• _Set exercise_: Quote every line of the data below as it stands, omitting pictures.

"""

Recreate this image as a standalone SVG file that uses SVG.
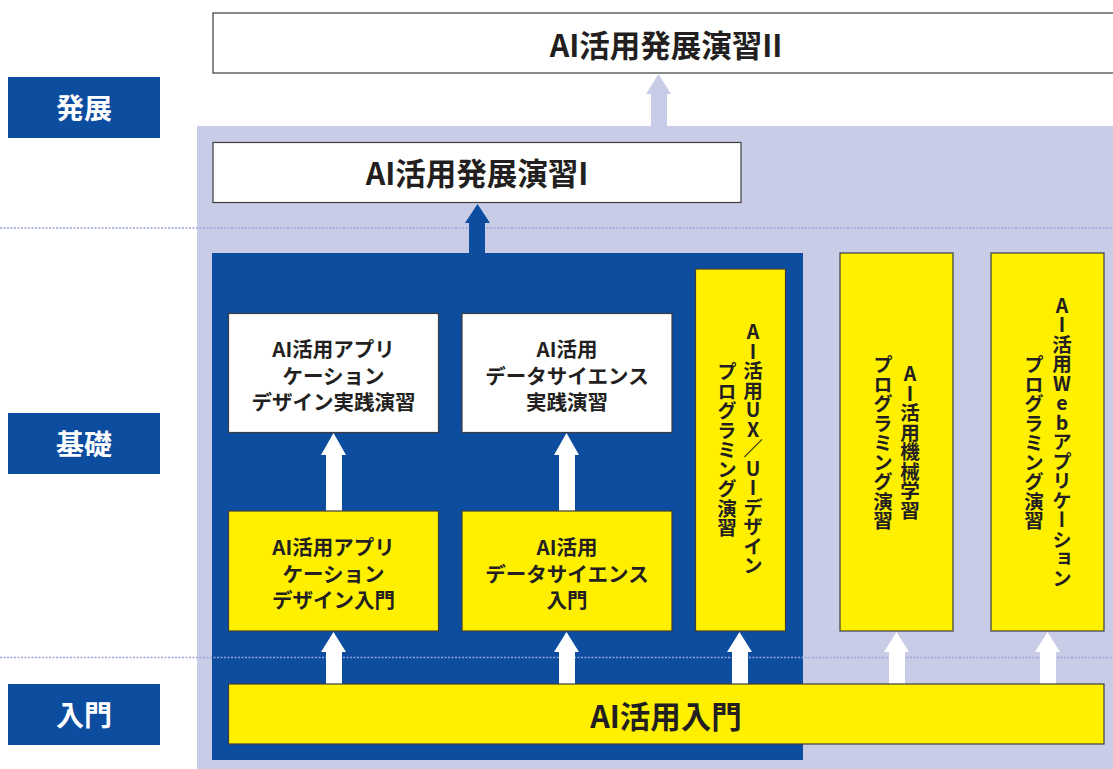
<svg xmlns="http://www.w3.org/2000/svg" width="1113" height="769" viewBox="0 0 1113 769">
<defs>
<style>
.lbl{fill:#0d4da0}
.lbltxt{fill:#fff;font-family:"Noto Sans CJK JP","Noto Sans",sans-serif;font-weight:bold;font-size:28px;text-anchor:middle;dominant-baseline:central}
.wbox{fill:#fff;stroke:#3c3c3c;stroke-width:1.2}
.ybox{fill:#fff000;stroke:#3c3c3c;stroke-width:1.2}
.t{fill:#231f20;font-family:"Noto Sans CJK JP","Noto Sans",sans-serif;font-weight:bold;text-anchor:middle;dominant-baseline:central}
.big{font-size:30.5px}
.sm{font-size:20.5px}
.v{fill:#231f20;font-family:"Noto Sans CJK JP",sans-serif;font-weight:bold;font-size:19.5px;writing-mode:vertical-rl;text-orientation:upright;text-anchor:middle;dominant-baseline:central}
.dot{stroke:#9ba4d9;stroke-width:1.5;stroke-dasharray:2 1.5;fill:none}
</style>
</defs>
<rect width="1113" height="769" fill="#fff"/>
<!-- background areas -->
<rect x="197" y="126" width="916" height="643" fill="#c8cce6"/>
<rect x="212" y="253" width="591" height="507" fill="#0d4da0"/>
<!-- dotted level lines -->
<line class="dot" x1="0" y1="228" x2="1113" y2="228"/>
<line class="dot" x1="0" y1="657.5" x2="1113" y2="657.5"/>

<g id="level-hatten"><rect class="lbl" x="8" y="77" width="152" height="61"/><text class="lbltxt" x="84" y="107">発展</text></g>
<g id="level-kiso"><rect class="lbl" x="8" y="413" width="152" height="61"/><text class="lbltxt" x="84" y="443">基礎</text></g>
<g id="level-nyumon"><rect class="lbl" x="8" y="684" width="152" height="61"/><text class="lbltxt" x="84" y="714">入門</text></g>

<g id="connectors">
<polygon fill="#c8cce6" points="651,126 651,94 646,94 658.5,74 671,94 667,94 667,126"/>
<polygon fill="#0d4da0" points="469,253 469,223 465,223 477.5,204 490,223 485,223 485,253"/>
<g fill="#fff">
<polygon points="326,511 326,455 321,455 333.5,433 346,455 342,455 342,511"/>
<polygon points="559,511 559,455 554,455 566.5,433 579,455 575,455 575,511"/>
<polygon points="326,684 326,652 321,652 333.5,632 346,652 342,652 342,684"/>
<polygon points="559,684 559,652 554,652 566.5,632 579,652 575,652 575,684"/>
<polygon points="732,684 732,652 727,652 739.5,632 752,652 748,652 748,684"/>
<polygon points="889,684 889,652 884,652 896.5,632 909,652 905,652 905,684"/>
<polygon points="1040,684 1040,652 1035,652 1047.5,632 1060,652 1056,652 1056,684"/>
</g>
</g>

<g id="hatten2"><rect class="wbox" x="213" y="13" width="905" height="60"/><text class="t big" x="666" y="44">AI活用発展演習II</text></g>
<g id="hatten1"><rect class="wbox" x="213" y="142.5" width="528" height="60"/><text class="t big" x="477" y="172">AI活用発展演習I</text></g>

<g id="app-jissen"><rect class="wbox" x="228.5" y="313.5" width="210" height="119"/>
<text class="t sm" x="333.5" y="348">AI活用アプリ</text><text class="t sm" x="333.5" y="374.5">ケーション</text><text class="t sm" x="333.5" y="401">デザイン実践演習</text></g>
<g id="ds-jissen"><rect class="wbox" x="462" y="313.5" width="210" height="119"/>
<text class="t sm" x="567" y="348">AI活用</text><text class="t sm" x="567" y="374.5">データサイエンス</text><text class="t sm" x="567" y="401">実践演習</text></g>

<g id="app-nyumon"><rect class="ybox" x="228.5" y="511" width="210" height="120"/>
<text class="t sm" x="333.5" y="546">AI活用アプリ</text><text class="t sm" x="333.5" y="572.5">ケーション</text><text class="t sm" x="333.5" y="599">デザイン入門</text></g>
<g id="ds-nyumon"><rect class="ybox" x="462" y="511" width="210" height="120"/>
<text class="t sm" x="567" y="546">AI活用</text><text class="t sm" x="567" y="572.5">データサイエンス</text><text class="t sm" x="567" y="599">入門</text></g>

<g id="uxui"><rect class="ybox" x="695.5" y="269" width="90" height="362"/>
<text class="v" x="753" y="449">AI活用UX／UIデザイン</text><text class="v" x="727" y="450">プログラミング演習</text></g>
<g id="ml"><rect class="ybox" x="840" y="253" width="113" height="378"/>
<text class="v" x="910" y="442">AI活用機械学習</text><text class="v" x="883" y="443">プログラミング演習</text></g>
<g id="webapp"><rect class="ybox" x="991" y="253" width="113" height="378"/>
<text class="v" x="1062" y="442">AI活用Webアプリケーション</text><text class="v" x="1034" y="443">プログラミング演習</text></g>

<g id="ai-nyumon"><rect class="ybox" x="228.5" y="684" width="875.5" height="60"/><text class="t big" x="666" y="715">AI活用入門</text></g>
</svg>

"""

• _Written solution_:
Recreate this image as a standalone SVG file that uses SVG.
<svg xmlns="http://www.w3.org/2000/svg" width="1113" height="769" viewBox="0 0 1113 769">
<defs>
<style>
.lbl{fill:#0d4da0}
.lbltxt{fill:#fff;font-family:"Noto Sans CJK JP","Noto Sans",sans-serif;font-weight:bold;font-size:28px;text-anchor:middle;dominant-baseline:central}
.wbox{fill:#fff;stroke:#3c3c3c;stroke-width:1.2}
.ybox{fill:#fff000;stroke:#3c3c3c;stroke-width:1.2}
.t{fill:#231f20;font-family:"Noto Sans CJK JP","Noto Sans",sans-serif;font-weight:bold;text-anchor:middle;dominant-baseline:central}
.big{font-size:30.5px}
.sm{font-size:20.5px}
.v{fill:#231f20;font-family:"Noto Sans CJK JP",sans-serif;font-weight:bold;font-size:19.5px;writing-mode:vertical-rl;text-orientation:upright;text-anchor:middle;dominant-baseline:central}
.dot{stroke:#9ba4d9;stroke-width:1.5;stroke-dasharray:2 1.5;fill:none}
</style>
</defs>
<rect width="1113" height="769" fill="#fff"/>
<!-- background areas -->
<rect x="197" y="126" width="916" height="643" fill="#c8cce6"/>
<rect x="212" y="253" width="591" height="507" fill="#0d4da0"/>
<!-- dotted level lines -->
<line class="dot" x1="0" y1="228" x2="1113" y2="228"/>
<line class="dot" x1="0" y1="657.5" x2="1113" y2="657.5"/>

<g id="level-hatten"><rect class="lbl" x="8" y="77" width="152" height="61"/><text class="lbltxt" x="84" y="107">発展</text></g>
<g id="level-kiso"><rect class="lbl" x="8" y="413" width="152" height="61"/><text class="lbltxt" x="84" y="443">基礎</text></g>
<g id="level-nyumon"><rect class="lbl" x="8" y="684" width="152" height="61"/><text class="lbltxt" x="84" y="714">入門</text></g>

<g id="connectors">
<polygon fill="#c8cce6" points="651,126 651,94 646,94 658.5,74 671,94 667,94 667,126"/>
<polygon fill="#0d4da0" points="469,253 469,223 465,223 477.5,204 490,223 485,223 485,253"/>
<g fill="#fff">
<polygon points="326,511 326,455 321,455 333.5,433 346,455 342,455 342,511"/>
<polygon points="559,511 559,455 554,455 566.5,433 579,455 575,455 575,511"/>
<polygon points="326,684 326,652 321,652 333.5,632 346,652 342,652 342,684"/>
<polygon points="559,684 559,652 554,652 566.5,632 579,652 575,652 575,684"/>
<polygon points="732,684 732,652 727,652 739.5,632 752,652 748,652 748,684"/>
<polygon points="889,684 889,652 884,652 896.5,632 909,652 905,652 905,684"/>
<polygon points="1040,684 1040,652 1035,652 1047.5,632 1060,652 1056,652 1056,684"/>
</g>
</g>

<g id="hatten2"><rect class="wbox" x="213" y="13" width="905" height="60"/><text class="t big" x="666" y="44">AI活用発展演習II</text></g>
<g id="hatten1"><rect class="wbox" x="213" y="142.5" width="528" height="60"/><text class="t big" x="477" y="172">AI活用発展演習I</text></g>

<g id="app-jissen"><rect class="wbox" x="228.5" y="313.5" width="210" height="119"/>
<text class="t sm" x="333.5" y="348">AI活用アプリ</text><text class="t sm" x="333.5" y="374.5">ケーション</text><text class="t sm" x="333.5" y="401">デザイン実践演習</text></g>
<g id="ds-jissen"><rect class="wbox" x="462" y="313.5" width="210" height="119"/>
<text class="t sm" x="567" y="348">AI活用</text><text class="t sm" x="567" y="374.5">データサイエンス</text><text class="t sm" x="567" y="401">実践演習</text></g>

<g id="app-nyumon"><rect class="ybox" x="228.5" y="511" width="210" height="120"/>
<text class="t sm" x="333.5" y="546">AI活用アプリ</text><text class="t sm" x="333.5" y="572.5">ケーション</text><text class="t sm" x="333.5" y="599">デザイン入門</text></g>
<g id="ds-nyumon"><rect class="ybox" x="462" y="511" width="210" height="120"/>
<text class="t sm" x="567" y="546">AI活用</text><text class="t sm" x="567" y="572.5">データサイエンス</text><text class="t sm" x="567" y="599">入門</text></g>

<g id="uxui"><rect class="ybox" x="695.5" y="269" width="90" height="362"/>
<text class="v" x="753" y="449">AI活用UX／UIデザイン</text><text class="v" x="727" y="450">プログラミング演習</text></g>
<g id="ml"><rect class="ybox" x="840" y="253" width="113" height="378"/>
<text class="v" x="910" y="442">AI活用機械学習</text><text class="v" x="883" y="443">プログラミング演習</text></g>
<g id="webapp"><rect class="ybox" x="991" y="253" width="113" height="378"/>
<text class="v" x="1062" y="442">AI活用Webアプリケーション</text><text class="v" x="1034" y="443">プログラミング演習</text></g>

<g id="ai-nyumon"><rect class="ybox" x="228.5" y="684" width="875.5" height="60"/><text class="t big" x="666" y="715">AI活用入門</text></g>
</svg>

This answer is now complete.